House Speaker Nancy Pelosi was among the Democrats who said they weren’t satisfied with DeJoy’s announcement that he would suspend “longstanding operational initiatives” that cut back services and decommissioned equipment until after the election.
In addition, the Postal Service has warned 46 states that it could not guarantee that ballots mailed before Election Day would arrive in time to be counted because of deadlines they’ve set.
DeJoy may also get questions about statements by former Postal Service Board of Governors Vice Chairman David C. Williams that Trump sought to turn the Postal Service into a “political tool” that could be used to punish Amazon.com Inc., whose chairman, Jeff Bezos, owns the Washington Post. Trump has been critical of the news organization’s coverage of him.

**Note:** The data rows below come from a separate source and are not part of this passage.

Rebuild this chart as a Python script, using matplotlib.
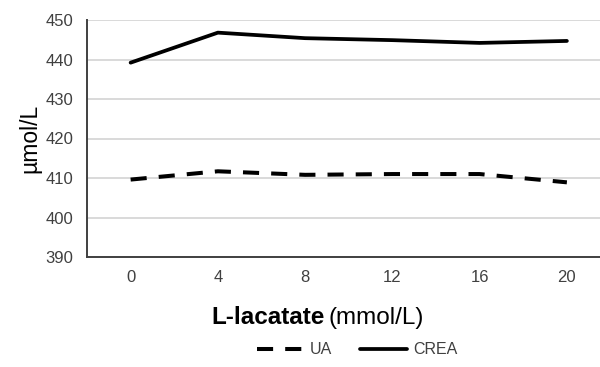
import matplotlib
matplotlib.use("Agg")
import matplotlib.pyplot as plt

# L-lactate concentrations (mmol/L) and measured analytes (µmol/L)
lactate = ["0", "4", "8", "12", "16", "20"]
ua = [409.6, 411.7, 410.8, 411.0, 411.0, 408.9]
crea = [439.2, 446.8, 445.4, 444.9, 444.2, 444.7]
y_ticks = [390, 400, 410, 420, 430, 440, 450]

plt.rcParams["font.family"] = ["Liberation Sans", "DejaVu Sans"]
text_col = "#404040"

fig = plt.figure(figsize=(6.0, 3.67), dpi=100)
ax = fig.add_axes([87 / 600, 1 - 257 / 367, (610.5 - 87) / 600, (257 - 20) / 367])

x = list(range(len(lactate)))
ax.plot(x, ua, color="black", lw=2.9, dashes=(4.0, 3.0), label="UA")
ax.plot(x, crea, color="black", lw=2.7, label="CREA", solid_capstyle="round")

ax.set_xlim(-0.5, len(lactate) - 0.5)
ax.set_ylim(390, 450)
ax.set_xticks(x)
ax.set_xticklabels(lactate)
ax.set_yticks(y_ticks)
ax.tick_params(axis="both", length=0, labelsize=12, colors=text_col)
ax.tick_params(axis="x", pad=9)
ax.tick_params(axis="y", pad=10)

ax.grid(axis="y", color="#d9d9d9", lw=1.4)
ax.set_axisbelow(True)
for side in ("top", "right"):
    ax.spines[side].set_visible(False)
for side in ("left", "bottom"):
    ax.spines[side].set_color(text_col)
    ax.spines[side].set_linewidth(1.4)

ax.set_ylabel("µmol/L", fontsize=16.5, color="black", labelpad=3)

# x-axis title with bold variable name and regular unit
t1 = fig.text(211 / 600, 1 - 318 / 367, "L-lacatate", fontsize=17.5, fontweight="bold",
              ha="left", va="center")
fig.canvas.draw()
bb = t1.get_window_extent()
fig.text(bb.x1 / 600 + 0.007, 1 - 318 / 367, "(mmol/L)", fontsize=17.5,
         ha="left", va="center")

fig.legend(loc="center", bbox_to_anchor=(357 / 600, 1 - 350 / 367), ncol=2,
           frameon=False, fontsize=11.5, handlelength=2.9, handletextpad=0.4,
           columnspacing=1.8, labelcolor=text_col)

fig.savefig("out.png", dpi=100)
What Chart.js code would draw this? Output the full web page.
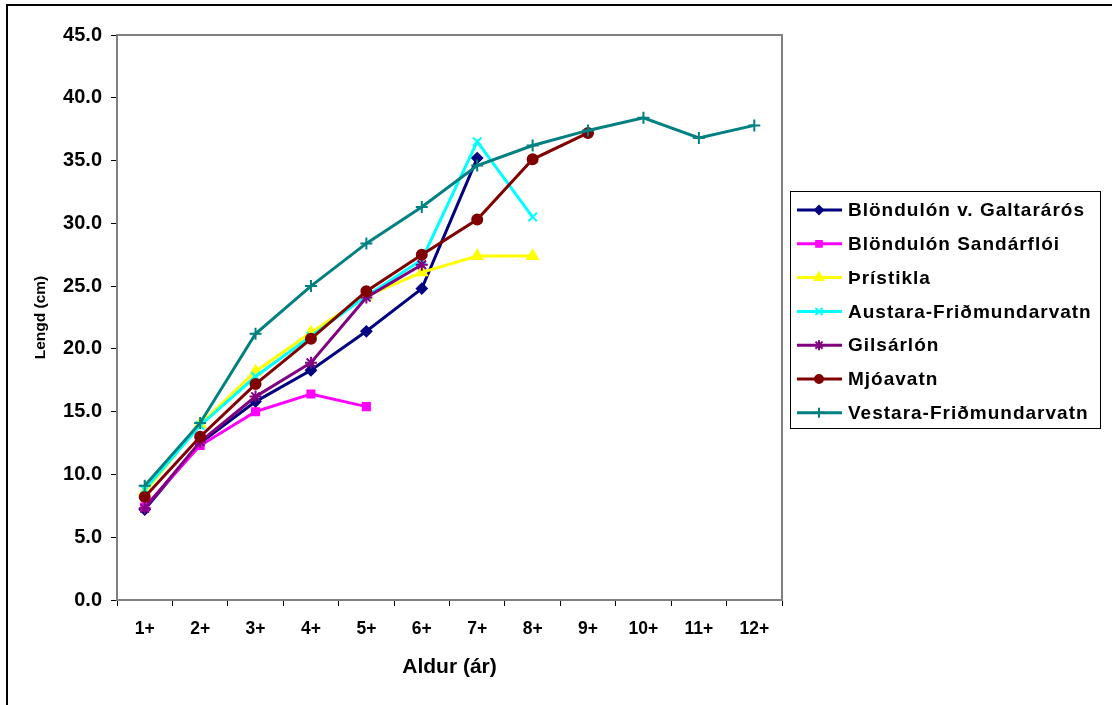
<!DOCTYPE html>
<html>
<head>
<meta charset="UTF-8">
<title>Lengd eftir aldri</title>
<script src="https://cdn.jsdelivr.net/npm/chart.js"></script>
<style>
* {padding: 0; margin: 0;}
body {background: #fff;}
canvas {display: block;}
</style>
</head>
<body>
<canvas id="myChart" width="1112" height="705"></canvas>
<script>
// aldursflokkar (x-ás)
const aldur = ['1+', '2+', '3+', '4+', '5+', '6+', '7+', '8+', '9+', '10+', '11+', '12+'];

// meðallengd (cm) eftir aldri, lesið af mynd
const galtararos = [7.2, 12.5, 15.8, 18.3, 21.4, 24.8, 35.2];
const sandarfloi = [7.4, 12.3, 15.0, 16.4, 15.4];
const thristikla = [8.6, 14.0, 18.2, 21.3, 24.2, 26.1, 27.4, 27.4];
const austara = [8.8, 13.9, 17.8, 21.0, 24.2, 27.1, 36.5, 30.5];
const gilsarlon = [7.3, 12.6, 16.2, 18.9, 24.1, 26.7];
const mjoavatn = [8.2, 13.0, 17.2, 20.8, 24.6, 27.5, 30.3, 35.1, 37.2];
const vestara = [9.1, 14.1, 21.2, 25.0, 28.4, 31.3, 34.6, 36.2, 37.4, 38.4, 36.8, 37.8];

const yTicks = [0, 5, 10, 15, 20, 25, 30, 35, 40, 45];

const font = 'Arial, "Liberation Sans", sans-serif';

function lina(label, data, color, style, radius) {
	return {
		label: label,
		data: data,
		borderColor: color,
		backgroundColor: color,
		borderWidth: 3,
		pointStyle: style,
		pointRadius: radius,
		pointBorderWidth: 2,
		pointHoverRadius: radius,
		tension: 0,
		fill: false
	};
}

const datasets = [
	lina('Blöndulón v. Galtarárós', galtararos, '#000080', 'rectRot', 5),
	lina('Blöndulón Sandárflói', sandarfloi, '#ff00ff', 'rect', 5),
	lina('Þrístikla', thristikla, '#ffff00', 'triangle', 6),
	lina('Austara-Friðmundarvatn', austara, '#00ffff', 'crossRot', 6),
	lina('Gilsárlón', gilsarlon, '#800080', 'star', 6),
	lina('Mjóavatn', mjoavatn, '#800000', 'circle', 5),
	lina('Vestara-Friðmundarvatn', vestara, '#008080', 'cross', 6)
];
// seinni raðir teiknast ofan á
datasets.forEach((d, i) => d.order = datasets.length - i);

// rammi utan um mynd og teiknisvæði
const rammi = {
	id: 'rammi',
	beforeDatasetsDraw(chart) {
		const c = chart.ctx, a = chart.chartArea;
		c.save();
		c.strokeStyle = '#808080';
		c.lineWidth = 2;
		c.strokeRect(a.left, a.top, a.right - a.left, a.bottom - a.top);
		c.restore();
	},
	afterDraw(chart) {
		const c = chart.ctx;
		c.save();
		c.strokeStyle = '#000';
		c.lineWidth = 2;
		c.beginPath();
		c.moveTo(7, 705);
		c.lineTo(7, 5);
		c.lineTo(1112, 5);
		c.stroke();
		c.restore();
	}
};

// skýringar (lína + tákn) í kassa til hægri
const skyringar = {
	id: 'skyringar',
	afterDraw(chart) {
		const c = chart.ctx;
		const x0 = 790, y0 = 191, w = 310, h = 237;
		c.save();
		c.fillStyle = '#fff';
		c.fillRect(x0, y0, w, h);
		c.strokeStyle = '#000';
		c.lineWidth = 1;
		c.strokeRect(x0 + 0.5, y0 + 0.5, w, h);
		c.font = 'bold 19px ' + font;
		c.letterSpacing = '1px';
		c.textBaseline = 'middle';
		chart.data.datasets.forEach((d, i) => {
			const y = 210 + i * 33.8;
			c.strokeStyle = d.borderColor;
			c.lineWidth = 3;
			c.beginPath();
			c.moveTo(797, y);
			c.lineTo(842, y);
			c.stroke();
			c.fillStyle = d.backgroundColor;
			c.lineWidth = 2;
			Chart.helpers.drawPoint(c, {pointStyle: d.pointStyle, radius: d.pointRadius - 1, borderWidth: 2, rotation: 0}, 819, y);
			c.fillStyle = '#000';
			c.fillText(d.label, 848, y + 1);
		});
		c.restore();
	}
};

new Chart(document.getElementById('myChart'), {
	type: 'line',
	data: {
		labels: aldur,
		datasets: datasets
	},
	options: {
		responsive: false,
		animation: false,
		events: [],
		layout: {padding: {left: 0, top: 35, right: 330, bottom: 0}},
		plugins: {
			legend: {display: false},
			tooltip: {enabled: false}
		},
		scales: {
			x: {
				offset: true,
				grid: {offset: true, drawOnChartArea: false, tickLength: 6, color: '#000', lineWidth: 1},
				border: {color: '#000', width: 2},
				ticks: {color: '#000', font: {family: font, size: 17.5, weight: 'bold'}, padding: 13, maxRotation: 0, autoSkip: false},
				title: {display: true, text: 'Aldur (ár)', color: '#000', font: {family: font, size: 21, weight: 'bold'}, padding: {top: 0, bottom: 25}},
				afterFit(s) { s.height = 105; }
			},
			y: {
				min: 0,
				max: 45,
				afterBuildTicks(s) { s.ticks = yTicks.map(v => ({value: v})); },
				grid: {drawOnChartArea: false, tickLength: 6, color: '#000', lineWidth: 1},
				border: {color: '#000', width: 2},
				ticks: {color: '#000', font: {family: font, size: 20, weight: 'bold'}, padding: 9, callback: v => v.toFixed(1)},
				title: {display: true, text: 'Lengd (cm)', color: '#000', font: {family: font, size: 15.5, weight: 'bold'}, padding: {top: 31, bottom: 0}},
				afterFit(s) { s.width = 117; }
			}
		}
	},
	plugins: [rammi, skyringar]
});
</script>
</body>
</html>
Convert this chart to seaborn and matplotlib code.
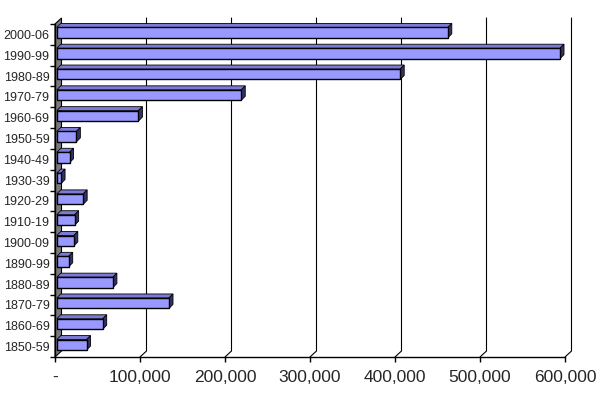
import matplotlib
matplotlib.use("Agg")
import matplotlib.pyplot as plt
from matplotlib.ticker import FuncFormatter
import seaborn as sns
import pandas as pd

# decades, listed top to bottom as in the chart
decades = ['2000-06', '1990-99', '1980-89', '1970-79', '1960-69', '1950-59',
           '1940-49', '1930-39', '1920-29', '1910-19', '1900-09', '1890-99',
           '1880-89', '1870-79', '1860-69', '1850-59']
values = [460000, 592000, 404000, 217000, 96000, 23000,
          15000, 5000, 31000, 21000, 20000, 14000,
          66000, 132000, 54000, 35000]
x_ticks = [0, 100000, 200000, 300000, 400000, 500000, 600000]

df = pd.DataFrame({'decade': decades, 'count': values})

sns.set_style('white')
plt.rcParams['font.family'] = ['Liberation Sans', 'DejaVu Sans']

DPI = 100
WALL_X, WALL_Y = 6.5, 6.0  # depth of the chart walls in px
BAR_D = 4.0                # depth of the bars in px
BAR_SHIFT = 1.8            # bars sit a little behind the front plane

fig = plt.figure(figsize=(6.01, 3.94), dpi=DPI)
ax = fig.add_axes([55 / 601, 1 - 357 / 394, 510 / 601, 333 / 394])

sns.barplot(data=df, x='count', y='decade', orient='h', order=decades,
            color='#9999FF', saturation=1, width=0.5,
            edgecolor='black', linewidth=1.0, ax=ax, zorder=3)
bars = list(ax.patches)

n = len(decades)
ax.set_xlim(0, 600000)
ax.set_ylim(n - 0.5, -0.5)
ax.set_xlabel('')
ax.set_ylabel('')

# axes styling
for s in ['top', 'right']:
    ax.spines[s].set_visible(False)
for s in ['left', 'bottom']:
    ax.spines[s].set_color('black')
    ax.spines[s].set_linewidth(1.0)
    ax.spines[s].set_zorder(5)

ax.set_xticks(x_ticks)
ax.xaxis.set_major_formatter(FuncFormatter(lambda v, p: '-' if v == 0 else f'{int(v):,}'))
ax.tick_params(axis='x', direction='out', length=3.6, width=1, color='black',
               labelsize=12.5, pad=6, bottom=True)
ax.set_yticks(range(n))
ax.set_yticks([i - 0.5 for i in range(n + 1)], minor=True)
ax.tick_params(axis='y', which='major', length=0, labelsize=9, pad=4)
ax.tick_params(axis='y', which='minor', direction='out', length=3.6, width=1,
               color='black', left=True)

# pixel offsets expressed in data units (y axis is inverted, so "up" is negative)
bbox = ax.get_window_extent()
px_x = 600000 / bbox.width
px_y = n / bbox.height
wdx, wdy = WALL_X * px_x, -WALL_Y * px_y
bdx, bdy = BAR_D * px_x, -BAR_D * px_y
y_bot, y_top = n - 0.5, -0.5

# back wall gridlines plus the short diagonals down to the front axis
for v in x_ticks[1:]:
    ax.plot([v, v + wdx, v + wdx], [y_bot, y_bot + wdy, y_top + wdy],
            color='black', lw=0.8, clip_on=False, zorder=1)

# gray side wall at zero
ax.fill([0, 0, wdx, wdx], [y_bot, y_top, y_top + wdy, y_bot + wdy],
        facecolor='#7A7A7A', edgecolor='black', lw=0.8, clip_on=False, zorder=2)

# push bars slightly into the depth, then add their top and side faces
for p in bars:
    p.set_x(p.get_x() + BAR_SHIFT * px_x)
    p.set_y(p.get_y() - BAR_SHIFT * px_y)
    x0, y0 = p.get_x(), p.get_y()
    x1, y1 = x0 + p.get_width(), y0 + p.get_height()
    ax.fill([x0, x1, x1 + bdx, x0 + bdx], [y0, y0, y0 + bdy, y0 + bdy],
            facecolor='#7B7BD6', edgecolor='black', lw=0.6, clip_on=False,
            zorder=2.5)
    ax.fill([x1, x1, x1 + bdx, x1 + bdx], [y1, y0, y0 + bdy, y1 + bdy],
            facecolor='#333366', edgecolor='black', lw=0.6, clip_on=False,
            zorder=2.5)

ax.set_xlim(0, 600000)
ax.set_ylim(n - 0.5, -0.5)

fig.savefig('out.png', dpi=DPI)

Amazon uses the Postal Service to complete what’s known as the “last mile” of delivery.
Williams told an informal hearing organized by the Congressional Progressive Caucus that he resigned his post “when it became clear to me that the administration was politicizing the Postal Service.”
Republicans have argued that the changes sought by DeJoy were part of a years-long overhaul amid declining use of the mail and that Democrats were trying to make the issue political.
The changes are “sensible reforms designed to get the American people their mail on time and get the USPS on a sustainable fiscal path,” the office of Representative Steve Scalise of Louisiana, the second-ranking House Republican said in a statement.
Brian Morgenstern, a White House spokesman, accused Pelosi and Democrats of “manufacturing a crisis.”
“The USPS has been losing billions of dollars for more than a decade and is projected to lose tens of billions more in the next decade,” Morgenstern said in a statement on Thursday night. “President Trump has established a Postal Reform task force to make recommendations for improving the financial future of the USPS. He has also encouraged the Post Office to raise its package delivery prices to ensure that the USPS will be more solvent in the future, and to protect the jobs of hardworking American postal workers.”
DeJoy was selected in May by the Postal Service Board of Governors, which is controlled by Trump appointees, and took over in June. He is a major Republican donor who once played host to Trump at his North Carolina home. He served as national finance chair for the Republican National Convention, which was scheduled to be held in his home state’s biggest city, Charlotte.